▶ _DATA_

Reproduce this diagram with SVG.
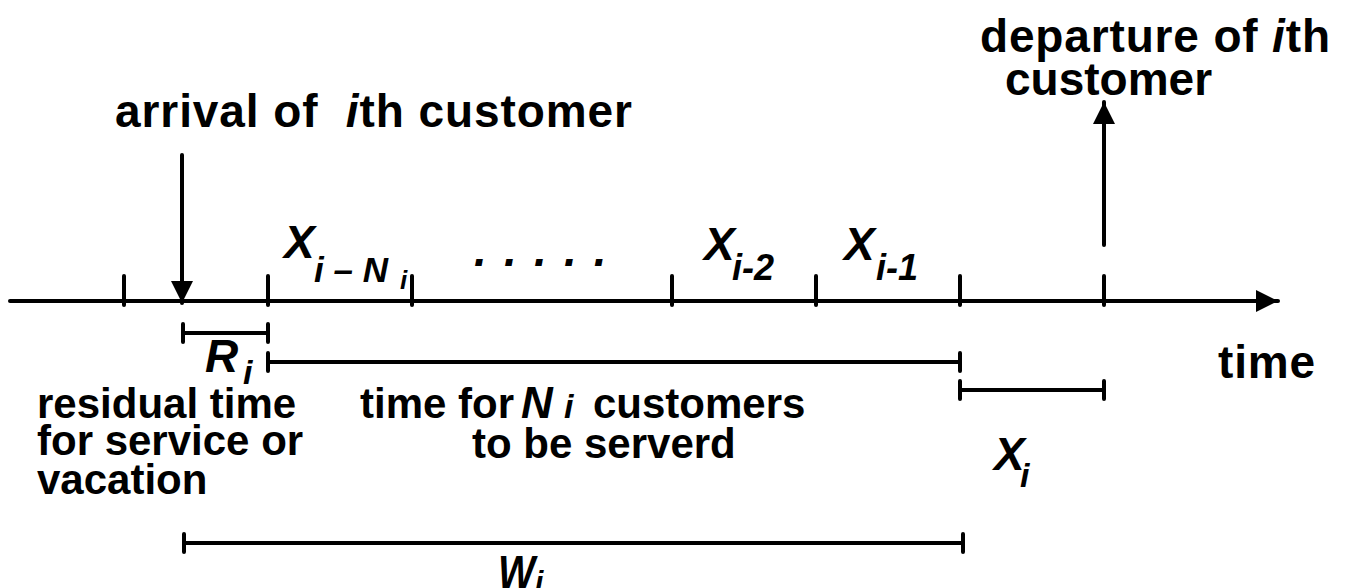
<svg xmlns="http://www.w3.org/2000/svg" width="1346" height="588" viewBox="0 0 1346 588">
<style>
text{font-family:"Liberation Sans",Arial,sans-serif;font-weight:bold;fill:#000;white-space:pre}
.it{font-style:italic}
.ln{stroke:#000;stroke-width:4;stroke-linecap:round;fill:none}
</style>
<defs>
<marker id="ah" viewBox="0 0 10 10" refX="10" refY="5" markerWidth="5.5" markerHeight="5.5" orient="auto" markerUnits="strokeWidth">
<path d="M0,0 L10,5 L0,10 Z" fill="#000"/>
</marker>
</defs>
<rect width="1346" height="588" fill="#fff"/>
<g id="connectors">
<line class="ln" x1="10" y1="301" x2="1278" y2="301" marker-end="url(#ah)"/>
<line class="ln" x1="182" y1="155" x2="182" y2="303" marker-end="url(#ah)"/>
<line class="ln" x1="1104" y1="245" x2="1104" y2="102" marker-end="url(#ah)"/>
</g>
<g id="ticks">
<line class="ln" x1="124" y1="276" x2="124" y2="305"/>
<line class="ln" x1="268" y1="276" x2="268" y2="305"/>
<line class="ln" x1="412" y1="276" x2="412" y2="305"/>
<line class="ln" x1="672" y1="276" x2="672" y2="305"/>
<line class="ln" x1="816" y1="276" x2="816" y2="305"/>
<line class="ln" x1="960" y1="276" x2="960" y2="305"/>
<line class="ln" x1="1104" y1="276" x2="1104" y2="305"/>
</g>
<g id="brackets">
<path class="ln" d="M183,324 V342 M183,333 H268 M268,324 V342"/>
<path class="ln" d="M268,353 V371 M268,362 H960 M960,353 V371"/>
<path class="ln" d="M960,381 V399 M960,390 H1104 M1104,381 V399"/>
<path class="ln" d="M184,534 V552 M184,543 H963 M963,534 V552"/>
</g>
<g id="arrival-label"><text x="115" y="127" font-size="46" textLength="517" lengthAdjust="spacing">arrival of  <tspan class="it">i</tspan>th customer</text></g>
<g id="departure-label">
<text x="980" y="52" font-size="46" textLength="350" lengthAdjust="spacing">departure of <tspan class="it">i</tspan>th</text>
<text x="1005" y="95" font-size="46">customer</text>
</g>
<g id="time-label"><text x="1218" y="378" font-size="46" textLength="97" lengthAdjust="spacing">time</text></g>
<g id="x-i-ni"><text class="it" x="284" y="258" font-size="46">X</text><text class="it" x="314" y="282" font-size="35">i – N</text><text class="it" x="400" y="289" font-size="26">i</text></g>
<g id="dots"><text class="it" x="474" y="266" font-size="46" letter-spacing="2.2">. . . . .</text></g>
<g id="x-i-2"><text class="it" x="704" y="260" font-size="46">X</text><text class="it" x="732" y="280" font-size="36">i-2</text></g>
<g id="x-i-1"><text class="it" x="844" y="260" font-size="46">X</text><text class="it" x="876" y="280" font-size="36">i-1</text></g>
<g id="r-i"><text class="it" x="205" y="372" font-size="46">R</text><text class="it" x="243" y="384" font-size="34">i</text></g>
<g id="residual-label">
<text x="37" y="418" font-size="42">residual time</text>
<text x="37" y="455" font-size="42">for service or</text>
<text x="37" y="494" font-size="42">vacation</text>
</g>
<g id="ni-label">
<text x="360" y="418" font-size="42">time for</text>
<text class="it" x="521" y="418" font-size="44">N</text>
<text class="it" x="564" y="418" font-size="34">i</text>
<text x="593" y="418" font-size="42">customers</text>
<text x="472" y="458" font-size="42">to be serverd</text>
</g>
<g id="x-i"><text class="it" x="994" y="470" font-size="46">X</text><text class="it" x="1020" y="487" font-size="34">i</text></g>
<g id="w-i"><text class="it" x="498" y="588" font-size="46" textLength="37" lengthAdjust="spacingAndGlyphs">W</text><text class="it" x="535" y="592" font-size="30">i</text></g>
</svg>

▶ _WHAT THE TASK ASKS_
All of the data above should be quoted exactly, except for the pictures.

▶ _THE ANSWER_
Reproduce this diagram with SVG.
<svg xmlns="http://www.w3.org/2000/svg" width="1346" height="588" viewBox="0 0 1346 588">
<style>
text{font-family:"Liberation Sans",Arial,sans-serif;font-weight:bold;fill:#000;white-space:pre}
.it{font-style:italic}
.ln{stroke:#000;stroke-width:4;stroke-linecap:round;fill:none}
</style>
<defs>
<marker id="ah" viewBox="0 0 10 10" refX="10" refY="5" markerWidth="5.5" markerHeight="5.5" orient="auto" markerUnits="strokeWidth">
<path d="M0,0 L10,5 L0,10 Z" fill="#000"/>
</marker>
</defs>
<rect width="1346" height="588" fill="#fff"/>
<g id="connectors">
<line class="ln" x1="10" y1="301" x2="1278" y2="301" marker-end="url(#ah)"/>
<line class="ln" x1="182" y1="155" x2="182" y2="303" marker-end="url(#ah)"/>
<line class="ln" x1="1104" y1="245" x2="1104" y2="102" marker-end="url(#ah)"/>
</g>
<g id="ticks">
<line class="ln" x1="124" y1="276" x2="124" y2="305"/>
<line class="ln" x1="268" y1="276" x2="268" y2="305"/>
<line class="ln" x1="412" y1="276" x2="412" y2="305"/>
<line class="ln" x1="672" y1="276" x2="672" y2="305"/>
<line class="ln" x1="816" y1="276" x2="816" y2="305"/>
<line class="ln" x1="960" y1="276" x2="960" y2="305"/>
<line class="ln" x1="1104" y1="276" x2="1104" y2="305"/>
</g>
<g id="brackets">
<path class="ln" d="M183,324 V342 M183,333 H268 M268,324 V342"/>
<path class="ln" d="M268,353 V371 M268,362 H960 M960,353 V371"/>
<path class="ln" d="M960,381 V399 M960,390 H1104 M1104,381 V399"/>
<path class="ln" d="M184,534 V552 M184,543 H963 M963,534 V552"/>
</g>
<g id="arrival-label"><text x="115" y="127" font-size="46" textLength="517" lengthAdjust="spacing">arrival of  <tspan class="it">i</tspan>th customer</text></g>
<g id="departure-label">
<text x="980" y="52" font-size="46" textLength="350" lengthAdjust="spacing">departure of <tspan class="it">i</tspan>th</text>
<text x="1005" y="95" font-size="46">customer</text>
</g>
<g id="time-label"><text x="1218" y="378" font-size="46" textLength="97" lengthAdjust="spacing">time</text></g>
<g id="x-i-ni"><text class="it" x="284" y="258" font-size="46">X</text><text class="it" x="314" y="282" font-size="35">i – N</text><text class="it" x="400" y="289" font-size="26">i</text></g>
<g id="dots"><text class="it" x="474" y="266" font-size="46" letter-spacing="2.2">. . . . .</text></g>
<g id="x-i-2"><text class="it" x="704" y="260" font-size="46">X</text><text class="it" x="732" y="280" font-size="36">i-2</text></g>
<g id="x-i-1"><text class="it" x="844" y="260" font-size="46">X</text><text class="it" x="876" y="280" font-size="36">i-1</text></g>
<g id="r-i"><text class="it" x="205" y="372" font-size="46">R</text><text class="it" x="243" y="384" font-size="34">i</text></g>
<g id="residual-label">
<text x="37" y="418" font-size="42">residual time</text>
<text x="37" y="455" font-size="42">for service or</text>
<text x="37" y="494" font-size="42">vacation</text>
</g>
<g id="ni-label">
<text x="360" y="418" font-size="42">time for</text>
<text class="it" x="521" y="418" font-size="44">N</text>
<text class="it" x="564" y="418" font-size="34">i</text>
<text x="593" y="418" font-size="42">customers</text>
<text x="472" y="458" font-size="42">to be serverd</text>
</g>
<g id="x-i"><text class="it" x="994" y="470" font-size="46">X</text><text class="it" x="1020" y="487" font-size="34">i</text></g>
<g id="w-i"><text class="it" x="498" y="588" font-size="46" textLength="37" lengthAdjust="spacingAndGlyphs">W</text><text class="it" x="535" y="592" font-size="30">i</text></g>
</svg>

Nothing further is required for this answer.